Question: What makes us great?
Imagine a slice of life where I spend all my time getting better at my techie desk work. I'm sure the individuals involved in analytics and study of systems' behaviours will tell you that it is never going to be a linear journey upstream for me. Eventually, we are all destined to run into a state of chaos and hardships, professionally, before we even start seeing something even remotely like success and acclaim. My take on greatness exemplifies those select few who have the appetite to savour such tough times and win the fight with themselves over whether to go through such times or to sit back and stay within the comfortable confines of ordinary life.

But there's more to these tough times than just going full frontal, piercing through the snow. Have you heard many great guys singing praises of themselves going through the shitty times ever? I, for one, haven't. Much like success, greatness leaves clues as well. The secret to greatness, as my immature pursuit for it found out, lies in taking up the hard life and not speak of it broadly.

Silence builds an inner strength. A strong character is forged in peace. The hammers that produce character seldom make any sound.

And how do we, the millennial somethings, make this calculated form of hardships a part of our lives?

Here is a good news: Training for strength in any form, mostly lifting progressively heavier weights provides just the right amount of stimulus combining the pain, hard work, labour, satisfaction of creating something worthwhile and the discipline that the life of a desk jock living his twenties or early thirties in 2016 lacks.

For the readers who love posts with bullet points:

1. When the immovable iron is crushing you under its impossible weight, all you can think of is to be grateful to be alive. Hatred, envy, money, power and other vices seldom have a place in your thoughts.

2. There is hardly any feeling as good as the realisation that a gruelling training session just got over.

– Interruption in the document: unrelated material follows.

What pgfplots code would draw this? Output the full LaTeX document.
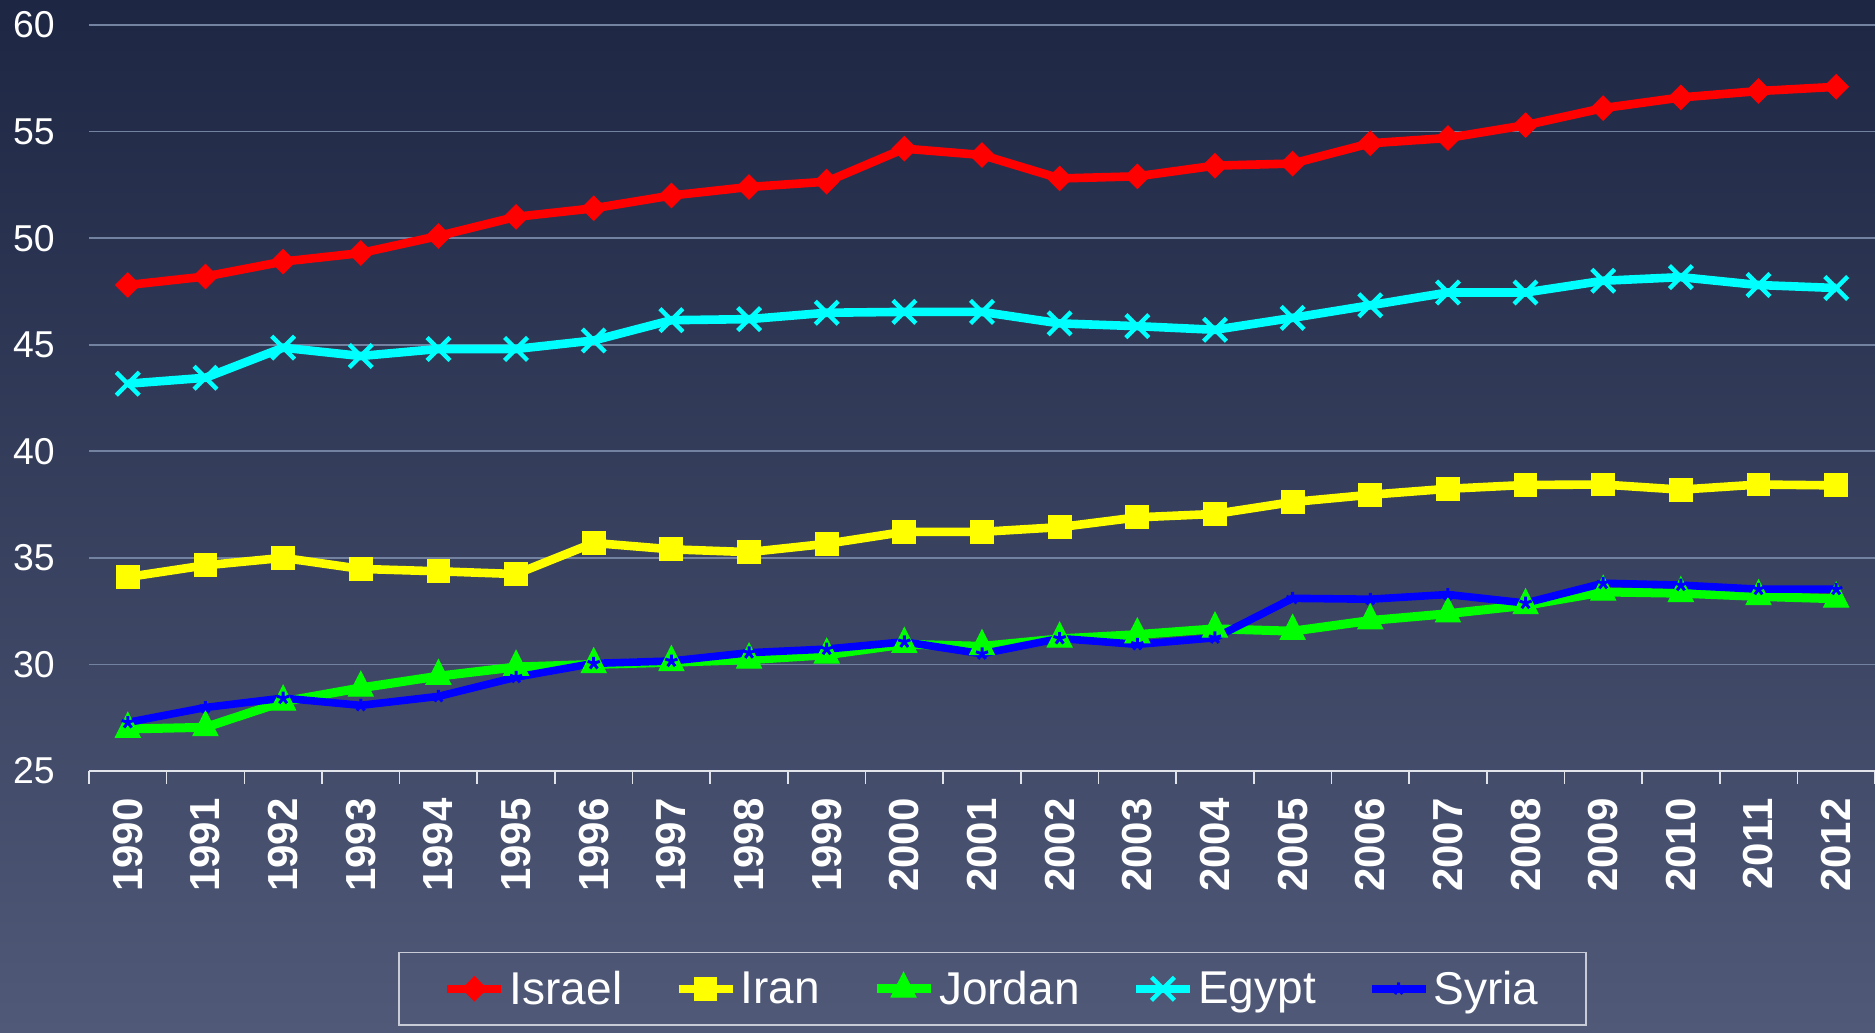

I have developed a sense of thankfulness over the years, every time I am getting done with the lifting for the day.

3. If you are of the masochistic kind, step it up a bit by training alone and without any music. It's a very time-honoured way of developing a realisation within oneself of how easy the life outside the gym really is. We have luxuries we rarely notice. Some of these are the facilities like internet, entertainment, comfortable living spaces. posh transportation and many other delights that our feature-rich life is unknowingly blessed with. Trust me, all of them revolve in front of my eyes, when I am struggling through a set-after-set ordeal of repetition barbell squats in a lonely gym.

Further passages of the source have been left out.